I got my first clear sight of the three hogs’ backs the next morning. I crossed the river and followed the path up the hill (the inn’s “garden” is 7 hectares in extent) to where the state forest commences.
It’s hard to describe the forest without resorting to clichés of towering trees with sunlight filtering through their tops and dappling the ferny undergrowth while unseen Knysna touracos groan their guttural greetings to those passing through.
When you’re a kid, you’re overawed by a forest. It can be a frightening place unless you are accompanied by other high-spirited youngsters hopping from one stepping stone to the other while fording the streams, running and tumbling down the track we called “The Mudpath” on the descent from Kettle Spout (to my young memory, the highest waterfall in Hogsback) to our campsite at aptly named Hobbiton.
The soundtrack to my four-decades-old movie is primarily of laughter and gleeful shrieks as we plunged into ice-cold pools or capered in and out of the myriad waterfalls – summer or winter made no matter.
Fast forward to March and my awe of the forest has not only survived, it has matured. I am comfortable being quiet and alone with the tree spirits and faeries that certainly abound in the undergrowth and glades.
I no longer feel the need to gambol in the pools, but I cannot resist the urge to drink from them – after all, for years I used to dream of their cold, sweet, clear waters while trudging through the arid bush of northern Namibia and southern Angola.
The forest, though free of the shrill hoots and yells of children, is far from silent: apart from birdsong, there is the distant rumble of logging trucks, the muffled conversations of firewood-gatherers, screeches of samango monkeys and high-flying raptors, and – all the while – the burbling of streams that will soon join the Tyume River flowing past my room. There’s a faint aroma of woodsmoke.
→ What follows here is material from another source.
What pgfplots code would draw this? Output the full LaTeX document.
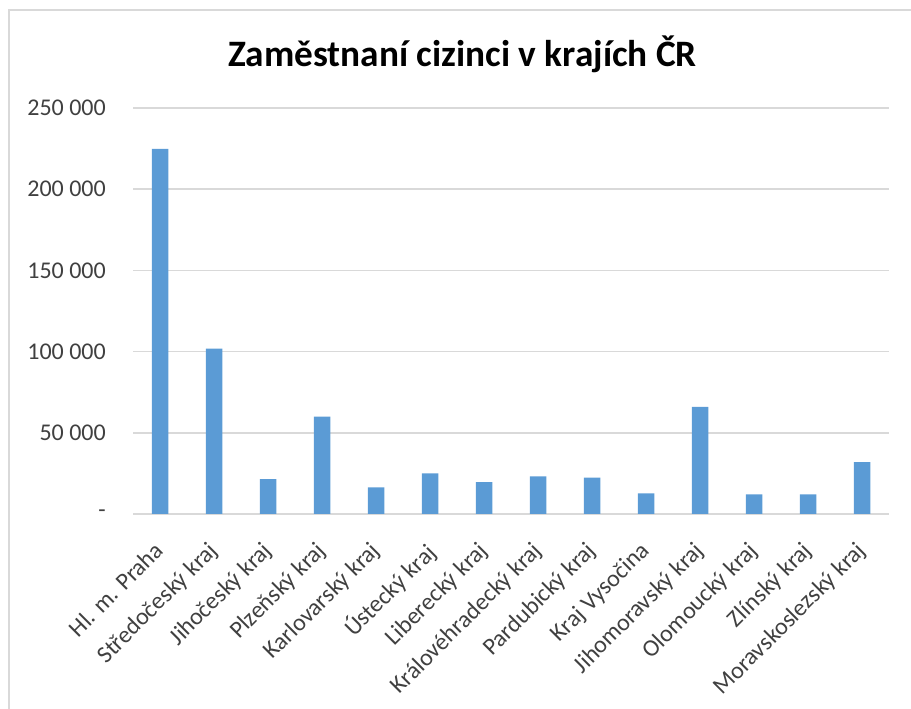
\documentclass[border=0pt]{standalone}
\usepackage{fontspec}
\setmainfont{Carlito}
\usepackage{pgfplots}
\pgfplotsset{compat=1.18}
\definecolor{barblue}{HTML}{5B9BD5}
\definecolor{gridgrey}{HTML}{D9D9D9}
\definecolor{labgrey}{HTML}{404040}
\begin{document}
\begin{tikzpicture}[x=1pt,y=1pt]
\path[use as bounding box] (0,0) rectangle (911,709);
\draw[gridgrey, line width=2pt] (9,0) -- (9,699) -- (911,699);
\node[anchor=base, font=\fontsize{37.3}{44}\selectfont\bfseries, text=black, inner sep=0pt] at (462.5,642) {Zaměstnaní cizinci v krajích ČR};
\begin{axis}[
  at={(133pt,195pt)}, anchor=south west,
  scale only axis, width=756pt, height=406pt,
  xmin=-0.5, xmax=13.5, ymin=0, ymax=250000,
  scaled y ticks=false,
  axis lines*=left,
  y axis line style={draw=none},
  x axis line style={draw=gridgrey, line width=1.5pt},
  major tick length=0pt,
  ymajorgrids, grid style={gridgrey, line width=1.5pt},
  ytick={0,50000,100000,150000,200000,250000},
  yticklabels={-\hspace{5pt},50 000,100 000,150 000,200 000,250 000},
  xtick={0,...,13},
  xticklabels={Hl. m. Praha,Středočeský kraj,Jihočeský kraj,Plzeňský kraj,Karlovarský kraj,Ústecký kraj,Liberecký kraj,Královéhradecký kraj,Pardubický kraj,Kraj Vysočina,Jihomoravský kraj,Olomoucký kraj,Zlínský kraj,Moravskoslezský kraj},
  y tick label style={font=\fontsize{24}{28}\selectfont, text=labgrey, inner sep=0pt, anchor=east, xshift=-27pt},
  x tick label style={font=\fontsize{24}{28}\selectfont, text=labgrey, inner sep=0pt, xshift=-7pt, yshift=-26pt, rotate=45, anchor=north east},
  /pgf/number format/assume math mode=true,
  clip=false,
]
\addplot[ybar, bar width=16.5pt, fill=barblue, draw=none] coordinates {
(0,224800) (1,101800) (2,21400) (3,59900) (4,16400) (5,25000) (6,19700)
(7,23200) (8,22400) (9,12700) (10,65900) (11,12100) (12,12100) (13,32000)
};
\end{axis}
\end{tikzpicture}
\end{document}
Sadly, I neither see nor hear the extremely rare Cape Parrot, of which about 400 are said to live in the Hogsback area.
After less than 40 minutes’ easy strolling, I reached the arboretum (one can get there by car or quicker on foot by walking through the village and then turning off the main road). It’s a beautifully maintained park featuring indigenous and imported trees, including 5 century-old California redwoods. The biggest tree in the forest is a 2 000-year-old yellow-wood known as the Eastern Monarch, with a bole almost 10m in girth.
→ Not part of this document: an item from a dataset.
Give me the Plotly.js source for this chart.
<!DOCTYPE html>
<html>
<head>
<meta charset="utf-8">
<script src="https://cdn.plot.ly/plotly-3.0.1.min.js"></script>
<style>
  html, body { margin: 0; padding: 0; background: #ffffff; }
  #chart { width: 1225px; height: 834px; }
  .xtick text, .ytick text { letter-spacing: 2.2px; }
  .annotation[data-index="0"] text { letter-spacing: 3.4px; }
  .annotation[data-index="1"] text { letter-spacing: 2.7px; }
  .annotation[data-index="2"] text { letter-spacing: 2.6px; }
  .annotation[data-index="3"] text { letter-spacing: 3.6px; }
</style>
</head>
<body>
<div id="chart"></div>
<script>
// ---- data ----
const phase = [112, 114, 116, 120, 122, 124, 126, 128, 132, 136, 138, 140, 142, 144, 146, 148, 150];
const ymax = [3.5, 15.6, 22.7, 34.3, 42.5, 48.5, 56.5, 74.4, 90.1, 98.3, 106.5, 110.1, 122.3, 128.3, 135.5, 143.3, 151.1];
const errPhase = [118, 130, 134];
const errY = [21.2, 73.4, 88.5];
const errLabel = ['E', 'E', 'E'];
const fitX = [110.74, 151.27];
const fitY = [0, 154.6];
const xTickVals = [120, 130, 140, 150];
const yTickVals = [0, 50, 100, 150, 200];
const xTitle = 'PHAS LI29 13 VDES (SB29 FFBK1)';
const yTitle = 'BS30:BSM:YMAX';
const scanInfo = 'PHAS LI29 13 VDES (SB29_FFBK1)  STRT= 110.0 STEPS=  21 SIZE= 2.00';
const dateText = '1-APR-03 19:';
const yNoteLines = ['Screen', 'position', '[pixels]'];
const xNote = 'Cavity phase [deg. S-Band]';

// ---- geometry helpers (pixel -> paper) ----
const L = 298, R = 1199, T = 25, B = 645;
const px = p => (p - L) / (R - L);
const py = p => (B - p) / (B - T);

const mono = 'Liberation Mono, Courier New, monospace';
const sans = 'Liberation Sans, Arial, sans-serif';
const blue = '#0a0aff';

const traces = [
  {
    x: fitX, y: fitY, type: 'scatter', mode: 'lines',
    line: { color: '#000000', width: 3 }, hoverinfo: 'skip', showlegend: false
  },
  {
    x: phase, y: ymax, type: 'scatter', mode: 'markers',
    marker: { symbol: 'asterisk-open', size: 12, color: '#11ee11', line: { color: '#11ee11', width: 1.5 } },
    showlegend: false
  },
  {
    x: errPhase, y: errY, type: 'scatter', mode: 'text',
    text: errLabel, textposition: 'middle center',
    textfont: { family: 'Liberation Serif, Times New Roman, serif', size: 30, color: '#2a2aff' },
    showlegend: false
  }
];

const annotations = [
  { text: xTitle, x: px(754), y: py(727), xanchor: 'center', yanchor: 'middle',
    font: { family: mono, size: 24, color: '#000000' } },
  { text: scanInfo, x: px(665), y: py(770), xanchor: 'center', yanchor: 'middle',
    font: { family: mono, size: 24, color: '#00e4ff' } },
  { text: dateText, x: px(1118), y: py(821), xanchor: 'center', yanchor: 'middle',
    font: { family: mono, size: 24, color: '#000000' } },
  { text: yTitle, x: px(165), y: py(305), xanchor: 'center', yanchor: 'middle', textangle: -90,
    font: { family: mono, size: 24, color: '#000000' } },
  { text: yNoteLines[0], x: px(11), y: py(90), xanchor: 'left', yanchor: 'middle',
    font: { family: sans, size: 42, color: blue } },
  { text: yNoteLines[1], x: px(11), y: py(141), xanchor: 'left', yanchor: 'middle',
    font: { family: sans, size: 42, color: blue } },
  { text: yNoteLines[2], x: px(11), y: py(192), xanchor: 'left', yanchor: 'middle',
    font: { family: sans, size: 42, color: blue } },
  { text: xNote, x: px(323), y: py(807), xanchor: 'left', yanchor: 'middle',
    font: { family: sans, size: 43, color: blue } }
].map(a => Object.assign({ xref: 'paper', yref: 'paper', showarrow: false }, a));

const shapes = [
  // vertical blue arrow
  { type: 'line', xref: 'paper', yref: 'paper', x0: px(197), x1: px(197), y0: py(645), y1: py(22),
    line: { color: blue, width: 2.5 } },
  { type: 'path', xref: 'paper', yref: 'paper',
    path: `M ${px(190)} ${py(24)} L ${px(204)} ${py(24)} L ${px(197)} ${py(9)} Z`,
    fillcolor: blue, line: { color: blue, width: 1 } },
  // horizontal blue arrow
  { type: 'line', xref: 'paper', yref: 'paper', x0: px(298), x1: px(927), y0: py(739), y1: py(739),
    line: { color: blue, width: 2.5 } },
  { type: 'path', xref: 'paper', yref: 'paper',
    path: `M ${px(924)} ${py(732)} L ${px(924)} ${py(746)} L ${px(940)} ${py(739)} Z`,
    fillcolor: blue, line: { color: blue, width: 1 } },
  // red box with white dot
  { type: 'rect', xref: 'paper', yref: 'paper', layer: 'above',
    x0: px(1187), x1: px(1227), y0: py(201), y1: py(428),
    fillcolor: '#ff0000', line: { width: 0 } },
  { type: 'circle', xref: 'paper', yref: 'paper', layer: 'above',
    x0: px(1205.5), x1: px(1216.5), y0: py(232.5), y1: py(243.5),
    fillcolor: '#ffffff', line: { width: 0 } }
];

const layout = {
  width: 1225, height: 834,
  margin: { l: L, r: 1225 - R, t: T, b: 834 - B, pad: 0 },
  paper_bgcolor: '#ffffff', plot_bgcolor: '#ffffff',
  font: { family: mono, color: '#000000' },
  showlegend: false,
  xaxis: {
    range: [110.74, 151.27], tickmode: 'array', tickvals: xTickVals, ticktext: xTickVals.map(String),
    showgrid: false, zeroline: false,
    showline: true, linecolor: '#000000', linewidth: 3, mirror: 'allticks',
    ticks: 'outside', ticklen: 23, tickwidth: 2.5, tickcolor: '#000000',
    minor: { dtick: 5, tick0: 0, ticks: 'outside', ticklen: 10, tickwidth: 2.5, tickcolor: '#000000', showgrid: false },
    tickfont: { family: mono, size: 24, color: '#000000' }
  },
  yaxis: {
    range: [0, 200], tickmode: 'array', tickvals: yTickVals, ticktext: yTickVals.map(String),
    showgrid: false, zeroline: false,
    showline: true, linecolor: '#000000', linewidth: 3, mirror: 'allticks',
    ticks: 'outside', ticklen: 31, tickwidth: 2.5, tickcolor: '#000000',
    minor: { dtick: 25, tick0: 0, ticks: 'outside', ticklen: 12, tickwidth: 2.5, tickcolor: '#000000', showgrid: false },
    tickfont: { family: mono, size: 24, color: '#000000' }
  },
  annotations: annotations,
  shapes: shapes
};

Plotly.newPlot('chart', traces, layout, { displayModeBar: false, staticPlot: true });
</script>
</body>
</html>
There are several easy walks within the arboretum, but I chose to amble through the Garden of Love, along Fairy Walk, Frog Crossing and Waterfall Way to The 39 Steps. Although it’s not the most magnificent of Hogsback’s waterfalls – that distinction belongs to The Madonna and Child – it is the most easily accessible to visitors who do not have the time, energy or inclination to venture deeper into the woods and mountains.
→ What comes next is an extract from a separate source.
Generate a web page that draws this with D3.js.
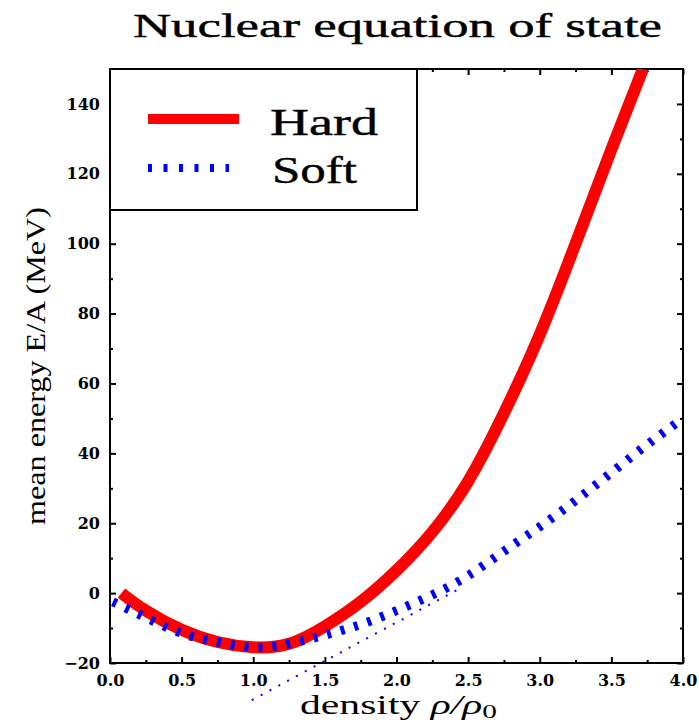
<!DOCTYPE html>
<html>
<head>
<meta charset="utf-8">
<script src="https://cdn.jsdelivr.net/npm/d3@7"></script>
<style>
  html, body { margin: 0; padding: 0; background: #fff; }
  svg { display: block; }
</style>
</head>
<body>
<svg id="chart" width="699" height="723"></svg>
<script>
// ---------------- data ----------------
const hardDensity = [0.08, 0.25, 0.5, 0.75, 1.0, 1.25, 1.5, 1.75, 2.0, 2.25, 2.5, 2.75, 3.0, 3.25, 3.5, 3.72];
const hardEnergy  = [0, -5, -10.5, -14, -15.5, -14.5, -9.5, -2.5, 6.5, 17.5, 32, 51.5, 74, 100, 127, 150];

const softDensity = [0.02, 0.25, 0.5, 0.75, 1.0, 1.25, 1.5, 1.75, 2.0, 2.25, 2.5, 2.75, 3.0, 3.25, 3.5, 3.75, 4.0];
const softEnergy  = [-2.5, -7, -11.5, -14, -15.5, -14.5, -12, -9, -5, -0.5, 5, 12, 19, 26.5, 34.5, 42.5, 50];

// thin dotted trace visible under the soft curve
const softTrailDensity = [0.99, 1.3, 1.6, 1.9, 2.2, 2.45];
const softTrailEnergy  = [-30.6, -23.8, -17.2, -10.6, -4, 1.5];

const xMajorTicks = [0, 0.5, 1.0, 1.5, 2.0, 2.5, 3.0, 3.5, 4.0];
const xMinorTicks = [0.25, 0.75, 1.25, 1.75, 2.25, 2.75, 3.25, 3.75];
const yMajorTicks = [-20, 0, 20, 40, 60, 80, 100, 120, 140];
const yMinorTicks = [-10, 10, 30, 50, 70, 90, 110, 130];

const titleText = "Nuclear equation of state";
const yLabelText = "mean energy E/A (MeV)";
const legendLabels = ["Hard", "Soft"];

// ---------------- layout ----------------
const svg = d3.select("#chart");
const pLeft = 110, pRight = 683, pTop = 69, pBottom = 663;

const x = d3.scaleLinear().domain([0, 4]).range([pLeft, pRight]);
const y = d3.scaleLinear().domain([-20, 150]).range([pBottom, pTop]);

const serif = "'Liberation Serif', 'Times New Roman', serif";
const tickFont = "'DejaVu Serif', serif";

svg.append("defs").append("clipPath").attr("id", "plotclip")
  .append("rect").attr("x", pLeft).attr("y", pTop).attr("width", pRight - pLeft).attr("height", pBottom - pTop);

// title
svg.append("text")
  .attr("x", 133).attr("y", 37)
  .attr("font-family", serif).attr("font-size", 34)
  .attr("textLength", 529).attr("lengthAdjust", "spacingAndGlyphs")
  .attr("fill", "#000").attr("stroke", "#000").attr("stroke-width", 0.4)
  .text(titleText);

function styleAxis(g) {
  g.select(".domain").remove();
  g.selectAll(".tick line").attr("stroke", "#000").attr("stroke-width", 2);
  g.selectAll(".tick text").attr("font-family", tickFont).attr("font-weight", "bold")
    .attr("font-size", 16).attr("fill", "#000");
}

// bottom
svg.append("g").attr("transform", `translate(0,${pBottom})`)
  .call(d3.axisBottom(x).tickValues(xMajorTicks).tickSize(-6).tickPadding(12).tickFormat(d3.format(".1f")))
  .call(styleAxis);
svg.append("g").attr("transform", `translate(0,${pBottom})`)
  .call(d3.axisBottom(x).tickValues(xMinorTicks).tickSize(-3).tickFormat(""))
  .call(styleAxis);
// top
svg.append("g").attr("transform", `translate(0,${pTop})`)
  .call(d3.axisTop(x).tickValues(xMajorTicks).tickSize(-6).tickFormat(""))
  .call(styleAxis);
svg.append("g").attr("transform", `translate(0,${pTop})`)
  .call(d3.axisTop(x).tickValues(xMinorTicks).tickSize(-3).tickFormat(""))
  .call(styleAxis);
// left
svg.append("g").attr("transform", `translate(${pLeft},0)`)
  .call(d3.axisLeft(y).tickValues(yMajorTicks).tickSize(-6).tickPadding(10).tickFormat(d3.format("d")))
  .call(styleAxis);
svg.append("g").attr("transform", `translate(${pLeft},0)`)
  .call(d3.axisLeft(y).tickValues(yMinorTicks).tickSize(-3).tickFormat(""))
  .call(styleAxis);
// right
svg.append("g").attr("transform", `translate(${pRight},0)`)
  .call(d3.axisRight(y).tickValues(yMajorTicks).tickSize(-6).tickFormat(""))
  .call(styleAxis);
svg.append("g").attr("transform", `translate(${pRight},0)`)
  .call(d3.axisRight(y).tickValues(yMinorTicks).tickSize(-3).tickFormat(""))
  .call(styleAxis);

// frame
svg.append("rect").attr("x", pLeft).attr("y", pTop).attr("width", pRight - pLeft).attr("height", pBottom - pTop)
  .attr("fill", "none").attr("stroke", "#000").attr("stroke-width", 2);

// curves
const line = d3.line().x(d => x(d[0])).y(d => y(d[1])).curve(d3.curveNatural);
const hardPts = hardDensity.map((d, i) => [d, hardEnergy[i]]);
const softPts = softDensity.map((d, i) => [d, softEnergy[i]]);
const trailPts = softTrailDensity.map((d, i) => [d, softTrailEnergy[i]]);

svg.append("path").datum(trailPts).attr("d", line)
  .attr("fill", "none").attr("stroke", "#0000ff").attr("stroke-width", 2)
  .attr("stroke-dasharray", "2 8");

svg.append("path").datum(hardPts).attr("d", line).attr("clip-path", "url(#plotclip)")
  .attr("fill", "none").attr("stroke", "#ff0000").attr("stroke-width", 12)
  .attr("stroke-linejoin", "round");

svg.append("path").datum(softPts).attr("d", line).attr("clip-path", "url(#plotclip)")
  .attr("fill", "none").attr("stroke", "#0000ff").attr("stroke-width", 9)
  .attr("stroke-dasharray", "4 10");

// legend
svg.append("rect").attr("x", pLeft).attr("y", pTop).attr("width", 307).attr("height", 141)
  .attr("fill", "#fff").attr("stroke", "#000").attr("stroke-width", 2);
svg.append("line").attr("x1", 148).attr("x2", 239).attr("y1", 119).attr("y2", 119)
  .attr("stroke", "#ff0000").attr("stroke-width", 10);
svg.append("line").attr("x1", 148).attr("x2", 229).attr("y1", 168).attr("y2", 168)
  .attr("stroke", "#0000ff").attr("stroke-width", 8).attr("stroke-dasharray", "4 11.5");
svg.append("text").attr("x", 270).attr("y", 135)
  .attr("font-family", serif).attr("font-size", 38)
  .attr("textLength", 108).attr("lengthAdjust", "spacingAndGlyphs")
  .attr("stroke", "#000").attr("stroke-width", 0.4)
  .text(legendLabels[0]);
svg.append("text").attr("x", 272).attr("y", 183)
  .attr("font-family", serif).attr("font-size", 38)
  .attr("textLength", 85).attr("lengthAdjust", "spacingAndGlyphs")
  .attr("stroke", "#000").attr("stroke-width", 0.4)
  .text(legendLabels[1]);

// y label
svg.append("text")
  .attr("transform", "translate(45,366) rotate(-90)")
  .attr("text-anchor", "middle")
  .attr("font-family", serif).attr("font-size", 28)
  .attr("textLength", 318).attr("lengthAdjust", "spacingAndGlyphs")
  .text(yLabelText);

// x label
const xl = svg.append("text").attr("x", 300).attr("y", 714)
  .attr("font-family", serif).attr("font-size", 27)
  .attr("textLength", 197).attr("lengthAdjust", "spacingAndGlyphs");
xl.append("tspan").text("density ");
xl.append("tspan").attr("font-style", "italic").text("ρ/ρ");
xl.append("tspan").attr("font-size", 19).attr("dy", 4).text("0");
</script>
</body>
</html>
The 39 Steps is preceded by a set of mini-cascades and many visitors have turned back in disappointment thinking these are the main event. Sitting in the gloaming and watching the stream tumble down the rocks, it is easy to imagine sprites at play – the spot is simultaneously peaceful and joyous.
I emerged from the forest and turned into the village, which straddles a single street that can be traversed top to bottom in 10 minutes if you’re in a hurry or three hours if you’re not. Restaurants (good quality, I am assured) and curiosity shops abound. The most intriguing of the latter being the Camelot Fairy Meander, which features sculptures of all the winged folk that populate the area.
I popped into the Butterfly Bistro for a superb late lunch under the gnarly oaks and a rather good, locally brewed craft beer. So good, in fact, that I could not resist having two or three more.
Of such things are magical adult memories made. You can keep your cinnamon pancakes. - Saturday Star
l IF YOU GO
Situated in the Amathole mountains, Hogsback is reached by road from East London (117km) or Port Elizabeth (224km). Expect comfortable rather than luxury hotel accommodation. There are many self-catering facilities on offer. Go to www.hogsback.co.za for more general information.